Man I am having some thoughts with all the Twitter happenings. Being part of the generation that was the first to latch on to the internet as a home country has been turbulent for sure.
In the beginning we knew that everything we posted was only temporary. I don’t mourn my xoom.com site, and my livejournal has been long gone and good riddance really (I know that livejournal still exists, however MY account no longer does). However, as the internet became more established I think we, or at least I, came to think of things as more permanent. Our data is stored in the cloud, we can access it at any time and boom nothing ever dies.
But I think we’re seeing Twitter die. And I have really mixed feelings about it.
In 2009, my friend Stacy told me I should join Twitter. It was a way to stay current with the news and we’d be informed way faster than by conventional media. So I did. Abet a bit begrudgingly.

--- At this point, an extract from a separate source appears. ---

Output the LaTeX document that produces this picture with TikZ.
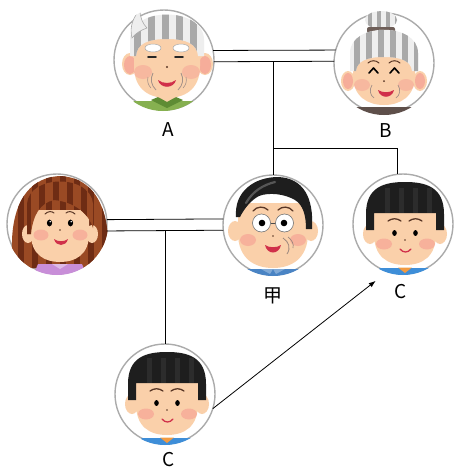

This is my OG account, I lost the password to it in 2010 or 2011 and while I did eventually recover it, my second twitter account was already pretty established so I never really went back to the first one.
Twitter wasn’t love at first sight for me. It was cumbersome to use back in those days and people would talk about it’s high “threshold” for new users. After a year, this was my conclusion.

Sometimes I used it to chronicle my random thoughts (which I still stand by, btw.)

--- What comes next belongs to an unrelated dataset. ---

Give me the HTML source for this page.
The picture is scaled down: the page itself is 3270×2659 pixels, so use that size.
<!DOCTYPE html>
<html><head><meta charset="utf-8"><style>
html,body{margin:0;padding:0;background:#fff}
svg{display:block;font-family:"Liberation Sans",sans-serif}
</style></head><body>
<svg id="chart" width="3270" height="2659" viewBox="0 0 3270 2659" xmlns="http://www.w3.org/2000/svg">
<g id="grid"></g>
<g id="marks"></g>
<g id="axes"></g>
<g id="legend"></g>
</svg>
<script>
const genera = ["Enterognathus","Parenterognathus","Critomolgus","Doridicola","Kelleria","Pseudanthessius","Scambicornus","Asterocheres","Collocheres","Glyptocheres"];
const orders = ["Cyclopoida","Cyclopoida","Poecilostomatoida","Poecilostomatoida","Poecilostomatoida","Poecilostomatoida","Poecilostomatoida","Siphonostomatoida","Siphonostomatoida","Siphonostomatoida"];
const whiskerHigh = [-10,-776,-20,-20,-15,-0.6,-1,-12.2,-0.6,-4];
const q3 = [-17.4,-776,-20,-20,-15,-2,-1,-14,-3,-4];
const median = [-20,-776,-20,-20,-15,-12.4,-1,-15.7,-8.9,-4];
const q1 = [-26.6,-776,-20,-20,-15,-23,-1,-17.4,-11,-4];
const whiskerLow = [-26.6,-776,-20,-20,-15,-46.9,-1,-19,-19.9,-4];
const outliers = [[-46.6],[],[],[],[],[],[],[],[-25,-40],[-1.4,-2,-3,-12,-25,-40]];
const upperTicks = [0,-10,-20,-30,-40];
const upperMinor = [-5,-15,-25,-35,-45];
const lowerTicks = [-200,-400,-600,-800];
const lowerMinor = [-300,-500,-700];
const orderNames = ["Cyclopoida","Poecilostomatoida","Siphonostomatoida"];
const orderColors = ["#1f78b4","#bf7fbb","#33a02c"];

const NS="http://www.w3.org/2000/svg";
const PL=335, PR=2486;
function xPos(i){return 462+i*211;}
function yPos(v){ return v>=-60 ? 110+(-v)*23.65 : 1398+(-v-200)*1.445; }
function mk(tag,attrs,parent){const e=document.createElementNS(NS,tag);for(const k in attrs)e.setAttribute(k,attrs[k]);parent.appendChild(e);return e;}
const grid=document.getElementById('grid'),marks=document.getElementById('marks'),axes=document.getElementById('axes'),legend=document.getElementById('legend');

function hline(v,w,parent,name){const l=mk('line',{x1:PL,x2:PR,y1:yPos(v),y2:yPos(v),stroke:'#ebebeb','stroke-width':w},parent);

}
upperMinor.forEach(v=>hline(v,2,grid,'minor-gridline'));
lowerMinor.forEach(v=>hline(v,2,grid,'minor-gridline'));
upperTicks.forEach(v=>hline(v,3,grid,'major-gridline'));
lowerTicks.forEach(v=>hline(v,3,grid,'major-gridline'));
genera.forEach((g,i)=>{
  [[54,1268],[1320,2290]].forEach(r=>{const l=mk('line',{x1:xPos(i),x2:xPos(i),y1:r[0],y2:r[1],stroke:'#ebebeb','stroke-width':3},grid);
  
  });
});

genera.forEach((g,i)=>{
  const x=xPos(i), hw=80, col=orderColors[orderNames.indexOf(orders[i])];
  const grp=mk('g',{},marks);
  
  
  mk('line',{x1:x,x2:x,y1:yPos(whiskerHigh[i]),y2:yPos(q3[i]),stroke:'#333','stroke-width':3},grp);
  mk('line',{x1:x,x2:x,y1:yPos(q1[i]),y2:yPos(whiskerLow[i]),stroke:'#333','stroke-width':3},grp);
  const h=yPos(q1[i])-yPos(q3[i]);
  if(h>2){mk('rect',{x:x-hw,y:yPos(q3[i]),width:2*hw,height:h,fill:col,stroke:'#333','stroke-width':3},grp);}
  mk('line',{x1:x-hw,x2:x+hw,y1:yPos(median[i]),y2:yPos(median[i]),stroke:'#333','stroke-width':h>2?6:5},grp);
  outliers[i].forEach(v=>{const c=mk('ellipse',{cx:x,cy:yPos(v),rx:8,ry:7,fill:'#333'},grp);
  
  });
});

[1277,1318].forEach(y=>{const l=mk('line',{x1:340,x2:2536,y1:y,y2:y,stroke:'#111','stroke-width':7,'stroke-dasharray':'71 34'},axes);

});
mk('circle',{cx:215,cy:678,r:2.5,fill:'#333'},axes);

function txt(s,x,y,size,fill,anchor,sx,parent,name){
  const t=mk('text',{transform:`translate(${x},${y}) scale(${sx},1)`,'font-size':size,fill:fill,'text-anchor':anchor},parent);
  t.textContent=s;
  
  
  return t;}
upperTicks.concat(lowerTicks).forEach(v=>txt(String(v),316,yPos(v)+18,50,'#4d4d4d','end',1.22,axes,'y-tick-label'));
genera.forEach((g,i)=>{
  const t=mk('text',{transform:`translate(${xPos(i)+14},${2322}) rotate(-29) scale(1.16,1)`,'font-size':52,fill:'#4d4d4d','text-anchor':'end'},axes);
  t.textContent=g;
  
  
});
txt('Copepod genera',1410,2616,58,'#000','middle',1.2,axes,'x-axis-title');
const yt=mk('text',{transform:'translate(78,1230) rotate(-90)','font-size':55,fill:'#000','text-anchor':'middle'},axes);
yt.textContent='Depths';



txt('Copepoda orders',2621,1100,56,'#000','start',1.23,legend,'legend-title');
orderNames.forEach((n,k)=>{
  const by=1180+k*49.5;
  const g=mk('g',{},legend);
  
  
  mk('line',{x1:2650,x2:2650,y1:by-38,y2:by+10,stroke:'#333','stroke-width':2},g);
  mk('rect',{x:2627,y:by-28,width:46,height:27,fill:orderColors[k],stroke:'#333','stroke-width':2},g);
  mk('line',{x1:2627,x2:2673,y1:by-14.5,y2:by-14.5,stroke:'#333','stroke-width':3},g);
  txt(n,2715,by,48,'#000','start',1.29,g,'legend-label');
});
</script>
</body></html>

Or to complain about work.

But it’s also a record of the big moments in my life. Like the day I got offered my first teaching job.

Or leaving Nebraska behind.

It was a place I found community, first among the NASA #spacetweeps, and then in DC among the #DCTweetup, and after that with the #NEAFPosse.
I posted my jokes, I posted my frustration.

I met my husband on Twitter.

And now it looks like Twitter is swiftly making itself irrelevant. The students in my classroom don’t use it. They might use Instagram but are more likely to spend their time on Snapchat (which somehow has remained cool) or TikTok. Since the buyout advertisers are pulling out right and left and honestly if I’m going to pay a monthly fee on the internet it’s going to be for my own space where I can call the shots.
I also have an edit button.
The only thing I feel like I’ve lost is my community. Honestly though, with the bots and the trolls and the rising tide of swill that has plagued twitter and all social media in the past few years, in many ways the community had already evaporated.
Friends have already started to delete their accounts, and so like a woman salvaging my most treasured belongings from a burning house, I went and screenshotted the tweets that remained in the hashtag we made for our wedding.
What a day, what a time. What an example of the best that twitter could be.

So long, and thanks for all the fish.